===== Task inputs =====
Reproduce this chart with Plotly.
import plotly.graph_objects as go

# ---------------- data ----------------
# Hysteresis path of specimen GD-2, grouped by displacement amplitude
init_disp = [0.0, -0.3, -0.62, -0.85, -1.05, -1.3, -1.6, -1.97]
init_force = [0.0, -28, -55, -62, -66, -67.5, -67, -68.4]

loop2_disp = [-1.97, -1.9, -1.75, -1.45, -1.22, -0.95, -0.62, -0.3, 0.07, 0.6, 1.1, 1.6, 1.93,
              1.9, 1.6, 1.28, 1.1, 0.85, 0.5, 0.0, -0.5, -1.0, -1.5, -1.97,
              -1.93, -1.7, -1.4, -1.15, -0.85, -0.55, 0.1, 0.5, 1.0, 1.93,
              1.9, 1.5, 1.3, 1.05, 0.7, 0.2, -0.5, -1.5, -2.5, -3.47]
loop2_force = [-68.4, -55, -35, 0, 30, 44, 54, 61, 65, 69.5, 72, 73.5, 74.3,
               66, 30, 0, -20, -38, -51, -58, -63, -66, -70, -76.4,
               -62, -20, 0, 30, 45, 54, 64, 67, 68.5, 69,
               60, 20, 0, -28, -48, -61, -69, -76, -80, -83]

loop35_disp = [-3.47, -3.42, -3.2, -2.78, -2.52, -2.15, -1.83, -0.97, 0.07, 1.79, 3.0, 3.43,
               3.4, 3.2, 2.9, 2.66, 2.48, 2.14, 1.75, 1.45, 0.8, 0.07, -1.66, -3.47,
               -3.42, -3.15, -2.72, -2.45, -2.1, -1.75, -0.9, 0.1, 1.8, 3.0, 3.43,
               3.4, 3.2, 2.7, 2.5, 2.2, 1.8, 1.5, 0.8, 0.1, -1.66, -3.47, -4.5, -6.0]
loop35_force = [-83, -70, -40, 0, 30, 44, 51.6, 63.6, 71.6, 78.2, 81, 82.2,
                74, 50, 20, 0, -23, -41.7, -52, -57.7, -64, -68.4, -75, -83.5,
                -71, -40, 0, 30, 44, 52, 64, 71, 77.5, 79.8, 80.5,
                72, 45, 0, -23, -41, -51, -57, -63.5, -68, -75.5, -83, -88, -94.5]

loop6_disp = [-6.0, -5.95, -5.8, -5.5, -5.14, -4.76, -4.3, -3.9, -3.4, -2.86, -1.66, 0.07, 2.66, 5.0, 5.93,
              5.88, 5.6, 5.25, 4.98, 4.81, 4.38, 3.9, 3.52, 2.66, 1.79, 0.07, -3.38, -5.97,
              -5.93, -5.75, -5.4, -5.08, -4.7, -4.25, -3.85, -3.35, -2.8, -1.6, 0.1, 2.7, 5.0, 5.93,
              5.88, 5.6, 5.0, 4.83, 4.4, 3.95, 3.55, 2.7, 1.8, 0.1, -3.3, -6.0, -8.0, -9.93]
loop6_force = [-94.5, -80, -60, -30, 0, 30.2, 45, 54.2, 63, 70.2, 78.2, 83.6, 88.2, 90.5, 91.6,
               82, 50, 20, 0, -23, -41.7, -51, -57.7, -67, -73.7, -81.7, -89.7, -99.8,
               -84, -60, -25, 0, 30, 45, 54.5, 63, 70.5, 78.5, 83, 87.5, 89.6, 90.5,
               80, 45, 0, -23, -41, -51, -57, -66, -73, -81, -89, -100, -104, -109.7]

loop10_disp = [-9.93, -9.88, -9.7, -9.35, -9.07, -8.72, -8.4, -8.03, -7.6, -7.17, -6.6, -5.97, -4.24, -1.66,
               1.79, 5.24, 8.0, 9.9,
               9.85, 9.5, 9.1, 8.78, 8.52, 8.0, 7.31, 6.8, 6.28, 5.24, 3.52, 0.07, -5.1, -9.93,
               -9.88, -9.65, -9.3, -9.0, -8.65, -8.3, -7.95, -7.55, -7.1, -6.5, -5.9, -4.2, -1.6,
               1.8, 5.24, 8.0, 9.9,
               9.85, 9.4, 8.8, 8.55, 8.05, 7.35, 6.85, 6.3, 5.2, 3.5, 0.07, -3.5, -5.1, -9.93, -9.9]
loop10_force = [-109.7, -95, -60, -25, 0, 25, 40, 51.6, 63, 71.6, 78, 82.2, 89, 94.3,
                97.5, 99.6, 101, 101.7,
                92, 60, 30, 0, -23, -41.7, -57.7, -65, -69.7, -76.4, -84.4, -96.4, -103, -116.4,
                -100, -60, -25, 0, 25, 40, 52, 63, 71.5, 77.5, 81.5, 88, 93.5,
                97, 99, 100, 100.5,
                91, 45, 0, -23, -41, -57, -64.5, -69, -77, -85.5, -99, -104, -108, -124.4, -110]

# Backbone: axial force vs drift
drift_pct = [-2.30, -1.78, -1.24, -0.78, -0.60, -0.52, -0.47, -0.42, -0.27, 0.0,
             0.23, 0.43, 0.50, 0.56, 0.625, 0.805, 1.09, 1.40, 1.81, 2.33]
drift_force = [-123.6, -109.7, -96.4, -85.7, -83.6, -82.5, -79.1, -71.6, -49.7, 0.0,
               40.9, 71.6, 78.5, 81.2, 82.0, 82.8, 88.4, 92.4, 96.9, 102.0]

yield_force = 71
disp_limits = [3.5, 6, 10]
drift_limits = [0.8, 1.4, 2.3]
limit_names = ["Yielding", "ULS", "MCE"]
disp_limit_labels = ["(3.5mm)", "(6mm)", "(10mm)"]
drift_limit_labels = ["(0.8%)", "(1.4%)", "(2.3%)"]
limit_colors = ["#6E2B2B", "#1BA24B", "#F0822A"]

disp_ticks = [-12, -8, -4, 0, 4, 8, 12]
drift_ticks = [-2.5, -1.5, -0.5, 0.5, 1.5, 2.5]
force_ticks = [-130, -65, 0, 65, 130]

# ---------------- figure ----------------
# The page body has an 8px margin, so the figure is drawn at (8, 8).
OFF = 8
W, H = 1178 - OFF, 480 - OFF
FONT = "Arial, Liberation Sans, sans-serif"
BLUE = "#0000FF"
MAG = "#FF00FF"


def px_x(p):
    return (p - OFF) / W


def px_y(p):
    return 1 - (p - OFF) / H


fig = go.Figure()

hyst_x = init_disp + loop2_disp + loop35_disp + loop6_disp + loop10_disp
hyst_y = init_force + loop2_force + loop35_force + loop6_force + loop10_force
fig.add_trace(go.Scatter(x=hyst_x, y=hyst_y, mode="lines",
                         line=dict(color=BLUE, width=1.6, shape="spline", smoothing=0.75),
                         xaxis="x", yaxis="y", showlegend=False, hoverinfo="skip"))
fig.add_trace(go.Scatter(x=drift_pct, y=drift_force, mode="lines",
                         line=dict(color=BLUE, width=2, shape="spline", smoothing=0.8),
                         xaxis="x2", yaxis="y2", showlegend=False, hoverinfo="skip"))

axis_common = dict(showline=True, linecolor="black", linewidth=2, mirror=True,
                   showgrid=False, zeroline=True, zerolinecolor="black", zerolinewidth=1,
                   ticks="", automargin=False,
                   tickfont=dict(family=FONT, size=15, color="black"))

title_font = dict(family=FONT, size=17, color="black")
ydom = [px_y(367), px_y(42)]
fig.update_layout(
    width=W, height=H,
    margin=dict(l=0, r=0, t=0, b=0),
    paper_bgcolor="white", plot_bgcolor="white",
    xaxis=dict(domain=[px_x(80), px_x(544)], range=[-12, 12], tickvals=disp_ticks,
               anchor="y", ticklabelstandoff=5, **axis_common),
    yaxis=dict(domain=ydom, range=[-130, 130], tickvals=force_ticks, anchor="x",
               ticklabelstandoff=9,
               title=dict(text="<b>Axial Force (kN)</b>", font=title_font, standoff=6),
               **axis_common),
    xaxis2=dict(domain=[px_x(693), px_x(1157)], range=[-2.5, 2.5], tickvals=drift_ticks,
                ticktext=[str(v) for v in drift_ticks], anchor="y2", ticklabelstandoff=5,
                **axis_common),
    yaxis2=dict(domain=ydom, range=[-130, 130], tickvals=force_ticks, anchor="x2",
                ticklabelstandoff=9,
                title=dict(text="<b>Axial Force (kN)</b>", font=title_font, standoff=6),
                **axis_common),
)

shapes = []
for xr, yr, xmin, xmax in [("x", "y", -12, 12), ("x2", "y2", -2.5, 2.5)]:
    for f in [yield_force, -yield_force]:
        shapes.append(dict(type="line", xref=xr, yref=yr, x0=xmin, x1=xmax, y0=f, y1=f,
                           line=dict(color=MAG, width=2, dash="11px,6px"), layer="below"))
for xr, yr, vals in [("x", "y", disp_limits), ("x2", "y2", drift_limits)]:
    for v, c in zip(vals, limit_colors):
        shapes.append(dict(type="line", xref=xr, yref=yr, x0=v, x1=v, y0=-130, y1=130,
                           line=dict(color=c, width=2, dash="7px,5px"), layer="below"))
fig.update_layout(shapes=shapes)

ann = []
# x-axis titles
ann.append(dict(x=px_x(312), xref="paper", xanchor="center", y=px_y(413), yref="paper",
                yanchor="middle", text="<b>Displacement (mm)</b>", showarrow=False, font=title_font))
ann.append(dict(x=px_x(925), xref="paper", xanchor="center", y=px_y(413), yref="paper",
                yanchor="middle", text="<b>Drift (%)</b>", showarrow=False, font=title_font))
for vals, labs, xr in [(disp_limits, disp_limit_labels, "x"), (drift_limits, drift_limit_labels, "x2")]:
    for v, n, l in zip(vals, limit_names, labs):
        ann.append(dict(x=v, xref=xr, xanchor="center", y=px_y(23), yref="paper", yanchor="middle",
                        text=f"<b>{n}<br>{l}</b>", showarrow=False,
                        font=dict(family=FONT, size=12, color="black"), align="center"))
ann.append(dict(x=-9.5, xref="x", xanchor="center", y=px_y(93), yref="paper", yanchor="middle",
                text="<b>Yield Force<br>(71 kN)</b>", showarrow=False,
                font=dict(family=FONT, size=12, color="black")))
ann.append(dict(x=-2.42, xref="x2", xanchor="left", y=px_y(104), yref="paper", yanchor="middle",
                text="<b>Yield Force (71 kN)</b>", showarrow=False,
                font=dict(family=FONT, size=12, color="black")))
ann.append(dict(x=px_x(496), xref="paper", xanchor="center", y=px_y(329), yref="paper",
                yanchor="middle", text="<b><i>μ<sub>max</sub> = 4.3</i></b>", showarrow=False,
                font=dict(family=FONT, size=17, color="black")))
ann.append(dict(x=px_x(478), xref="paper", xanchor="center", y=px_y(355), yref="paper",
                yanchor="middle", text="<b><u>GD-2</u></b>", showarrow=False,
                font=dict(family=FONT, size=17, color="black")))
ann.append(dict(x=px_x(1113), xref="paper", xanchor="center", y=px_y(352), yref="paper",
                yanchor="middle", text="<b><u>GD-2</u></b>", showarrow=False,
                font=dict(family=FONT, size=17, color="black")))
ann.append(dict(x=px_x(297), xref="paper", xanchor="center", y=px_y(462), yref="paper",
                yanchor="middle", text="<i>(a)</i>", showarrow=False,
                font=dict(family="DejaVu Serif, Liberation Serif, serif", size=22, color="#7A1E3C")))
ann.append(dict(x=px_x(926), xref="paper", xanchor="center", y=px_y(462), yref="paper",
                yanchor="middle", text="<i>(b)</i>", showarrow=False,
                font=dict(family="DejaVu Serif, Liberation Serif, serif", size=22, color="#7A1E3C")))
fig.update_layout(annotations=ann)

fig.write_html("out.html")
=====
===== Task inputs =====
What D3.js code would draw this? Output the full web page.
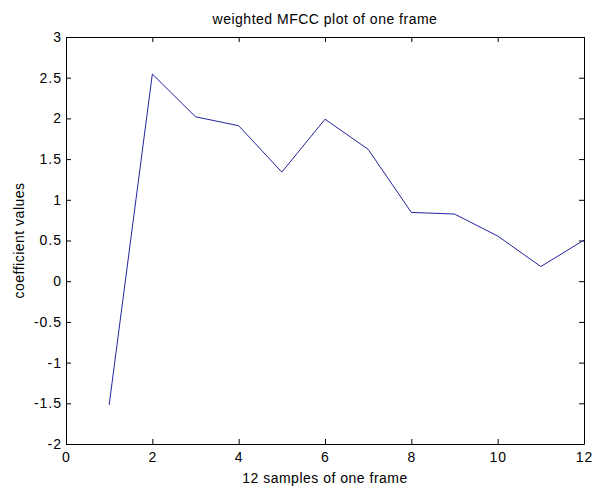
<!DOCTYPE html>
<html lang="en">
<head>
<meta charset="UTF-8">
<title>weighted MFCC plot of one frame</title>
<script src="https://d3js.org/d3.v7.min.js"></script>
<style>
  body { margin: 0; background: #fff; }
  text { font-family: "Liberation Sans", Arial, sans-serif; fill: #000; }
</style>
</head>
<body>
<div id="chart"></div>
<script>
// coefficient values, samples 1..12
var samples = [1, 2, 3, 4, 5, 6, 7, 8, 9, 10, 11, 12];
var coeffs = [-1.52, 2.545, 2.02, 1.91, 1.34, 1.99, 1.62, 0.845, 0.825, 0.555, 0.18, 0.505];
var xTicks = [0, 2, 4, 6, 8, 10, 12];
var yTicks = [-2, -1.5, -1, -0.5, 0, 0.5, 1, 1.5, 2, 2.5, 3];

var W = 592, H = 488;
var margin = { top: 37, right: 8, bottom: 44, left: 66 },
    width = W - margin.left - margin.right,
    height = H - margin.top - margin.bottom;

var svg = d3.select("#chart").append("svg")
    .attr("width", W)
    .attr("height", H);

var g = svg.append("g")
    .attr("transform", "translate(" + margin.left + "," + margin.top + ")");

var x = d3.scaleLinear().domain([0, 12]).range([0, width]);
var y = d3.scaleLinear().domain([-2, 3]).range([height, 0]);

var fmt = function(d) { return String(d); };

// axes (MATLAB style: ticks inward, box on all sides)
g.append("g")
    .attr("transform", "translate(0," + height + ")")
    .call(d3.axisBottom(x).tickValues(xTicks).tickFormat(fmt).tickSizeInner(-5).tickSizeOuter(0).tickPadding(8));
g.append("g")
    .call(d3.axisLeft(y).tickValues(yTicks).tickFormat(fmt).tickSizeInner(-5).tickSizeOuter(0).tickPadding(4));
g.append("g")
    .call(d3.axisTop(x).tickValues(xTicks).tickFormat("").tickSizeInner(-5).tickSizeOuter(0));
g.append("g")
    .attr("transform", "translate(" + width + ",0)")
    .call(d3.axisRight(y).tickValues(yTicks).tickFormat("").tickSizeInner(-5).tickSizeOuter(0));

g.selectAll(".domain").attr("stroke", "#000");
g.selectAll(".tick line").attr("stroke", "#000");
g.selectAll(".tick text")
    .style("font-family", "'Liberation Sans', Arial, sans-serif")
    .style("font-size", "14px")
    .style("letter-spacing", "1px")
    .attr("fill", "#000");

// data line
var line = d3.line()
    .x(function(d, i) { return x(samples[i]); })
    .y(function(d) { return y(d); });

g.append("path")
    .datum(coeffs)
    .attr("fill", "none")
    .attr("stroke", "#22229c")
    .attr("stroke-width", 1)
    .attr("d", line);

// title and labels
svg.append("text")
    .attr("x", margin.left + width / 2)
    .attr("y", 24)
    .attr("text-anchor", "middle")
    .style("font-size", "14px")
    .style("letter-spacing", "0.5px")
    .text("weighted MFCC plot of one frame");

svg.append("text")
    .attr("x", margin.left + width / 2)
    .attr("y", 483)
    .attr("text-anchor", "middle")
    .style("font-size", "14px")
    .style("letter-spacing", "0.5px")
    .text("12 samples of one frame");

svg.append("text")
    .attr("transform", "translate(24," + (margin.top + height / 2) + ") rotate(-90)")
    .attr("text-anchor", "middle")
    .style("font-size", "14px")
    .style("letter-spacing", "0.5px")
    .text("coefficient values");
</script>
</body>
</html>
=====
===== Task inputs =====
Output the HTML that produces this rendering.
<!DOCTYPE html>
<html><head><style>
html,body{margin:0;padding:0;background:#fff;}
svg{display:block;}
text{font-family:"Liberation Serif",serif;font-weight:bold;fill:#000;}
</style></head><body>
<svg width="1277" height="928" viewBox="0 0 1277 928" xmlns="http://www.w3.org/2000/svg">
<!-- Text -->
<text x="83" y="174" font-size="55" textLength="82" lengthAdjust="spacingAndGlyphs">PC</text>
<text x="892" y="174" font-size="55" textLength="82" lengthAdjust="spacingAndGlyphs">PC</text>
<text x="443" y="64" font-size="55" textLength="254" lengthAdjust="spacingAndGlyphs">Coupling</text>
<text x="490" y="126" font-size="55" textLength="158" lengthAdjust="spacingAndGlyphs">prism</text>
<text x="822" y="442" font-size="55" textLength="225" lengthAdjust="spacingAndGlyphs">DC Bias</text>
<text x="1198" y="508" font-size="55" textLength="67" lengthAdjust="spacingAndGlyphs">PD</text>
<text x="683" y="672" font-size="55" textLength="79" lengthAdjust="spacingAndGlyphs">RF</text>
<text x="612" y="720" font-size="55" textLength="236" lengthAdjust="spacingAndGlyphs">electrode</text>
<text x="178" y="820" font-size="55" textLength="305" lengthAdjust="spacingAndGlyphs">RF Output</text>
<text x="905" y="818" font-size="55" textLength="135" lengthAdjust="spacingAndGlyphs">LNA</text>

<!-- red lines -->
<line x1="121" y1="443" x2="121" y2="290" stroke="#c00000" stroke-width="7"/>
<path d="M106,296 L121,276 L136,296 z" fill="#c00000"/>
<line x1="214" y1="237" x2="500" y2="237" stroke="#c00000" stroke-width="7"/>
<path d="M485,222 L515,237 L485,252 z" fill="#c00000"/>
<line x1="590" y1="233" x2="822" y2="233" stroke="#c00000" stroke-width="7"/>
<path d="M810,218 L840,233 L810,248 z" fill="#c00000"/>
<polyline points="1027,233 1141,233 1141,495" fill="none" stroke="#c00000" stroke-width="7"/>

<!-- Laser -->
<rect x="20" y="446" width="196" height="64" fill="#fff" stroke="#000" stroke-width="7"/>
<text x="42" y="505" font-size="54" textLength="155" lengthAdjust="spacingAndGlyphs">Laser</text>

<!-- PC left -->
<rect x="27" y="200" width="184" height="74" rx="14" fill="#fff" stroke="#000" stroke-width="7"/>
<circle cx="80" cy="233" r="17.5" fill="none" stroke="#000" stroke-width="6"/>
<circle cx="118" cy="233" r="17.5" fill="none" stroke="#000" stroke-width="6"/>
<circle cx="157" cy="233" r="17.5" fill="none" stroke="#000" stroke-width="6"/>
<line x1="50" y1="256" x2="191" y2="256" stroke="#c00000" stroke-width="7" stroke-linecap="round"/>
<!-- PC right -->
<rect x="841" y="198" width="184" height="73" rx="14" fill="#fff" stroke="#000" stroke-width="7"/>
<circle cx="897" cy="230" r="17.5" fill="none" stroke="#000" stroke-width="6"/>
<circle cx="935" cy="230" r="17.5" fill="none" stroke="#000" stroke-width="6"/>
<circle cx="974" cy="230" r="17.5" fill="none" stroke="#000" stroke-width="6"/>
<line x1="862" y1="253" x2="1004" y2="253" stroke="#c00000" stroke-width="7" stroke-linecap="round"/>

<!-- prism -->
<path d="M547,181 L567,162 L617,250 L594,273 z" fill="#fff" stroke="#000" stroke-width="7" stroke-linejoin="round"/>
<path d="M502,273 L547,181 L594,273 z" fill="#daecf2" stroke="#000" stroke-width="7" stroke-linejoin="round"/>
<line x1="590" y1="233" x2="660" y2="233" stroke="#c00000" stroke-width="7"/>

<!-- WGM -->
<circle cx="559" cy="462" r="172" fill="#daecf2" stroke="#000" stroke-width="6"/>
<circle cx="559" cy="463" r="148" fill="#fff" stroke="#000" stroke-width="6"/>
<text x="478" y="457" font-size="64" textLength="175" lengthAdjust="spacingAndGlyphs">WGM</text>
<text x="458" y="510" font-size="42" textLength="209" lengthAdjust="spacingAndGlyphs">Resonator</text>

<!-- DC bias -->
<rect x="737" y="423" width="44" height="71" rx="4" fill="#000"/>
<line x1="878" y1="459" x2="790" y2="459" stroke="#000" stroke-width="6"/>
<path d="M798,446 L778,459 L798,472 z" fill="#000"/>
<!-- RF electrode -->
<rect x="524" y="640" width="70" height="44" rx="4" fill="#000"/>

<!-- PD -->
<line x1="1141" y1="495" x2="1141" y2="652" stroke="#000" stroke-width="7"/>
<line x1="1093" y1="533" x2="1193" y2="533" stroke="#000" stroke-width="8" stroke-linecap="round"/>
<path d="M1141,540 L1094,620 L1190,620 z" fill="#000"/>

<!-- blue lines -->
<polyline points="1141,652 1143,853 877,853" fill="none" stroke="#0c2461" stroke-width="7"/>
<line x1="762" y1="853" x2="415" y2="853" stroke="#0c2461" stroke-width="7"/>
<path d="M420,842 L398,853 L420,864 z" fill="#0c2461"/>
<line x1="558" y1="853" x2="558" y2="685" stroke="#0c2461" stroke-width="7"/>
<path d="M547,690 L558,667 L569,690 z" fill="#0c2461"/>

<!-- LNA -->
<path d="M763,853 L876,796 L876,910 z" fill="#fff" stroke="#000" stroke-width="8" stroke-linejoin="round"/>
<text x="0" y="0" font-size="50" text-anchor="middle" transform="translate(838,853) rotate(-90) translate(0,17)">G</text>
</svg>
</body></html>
=====
▶ Exercise: What lines above run from the one with "What D3.js code" to the one with "1.5, 2, 2.5, 3];"? Give them again exactly, ends included, and leave the pictures out.

▶ Answer to this problem:
What D3.js code would draw this? Output the full web page.
<!DOCTYPE html>
<html lang="en">
<head>
<meta charset="UTF-8">
<title>weighted MFCC plot of one frame</title>
<script src="https://d3js.org/d3.v7.min.js"></script>
<style>
  body { margin: 0; background: #fff; }
  text { font-family: "Liberation Sans", Arial, sans-serif; fill: #000; }
</style>
</head>
<body>
<div id="chart"></div>
<script>
// coefficient values, samples 1..12
var samples = [1, 2, 3, 4, 5, 6, 7, 8, 9, 10, 11, 12];
var coeffs = [-1.52, 2.545, 2.02, 1.91, 1.34, 1.99, 1.62, 0.845, 0.825, 0.555, 0.18, 0.505];
var xTicks = [0, 2, 4, 6, 8, 10, 12];
var yTicks = [-2, -1.5, -1, -0.5, 0, 0.5, 1, 1.5, 2, 2.5, 3];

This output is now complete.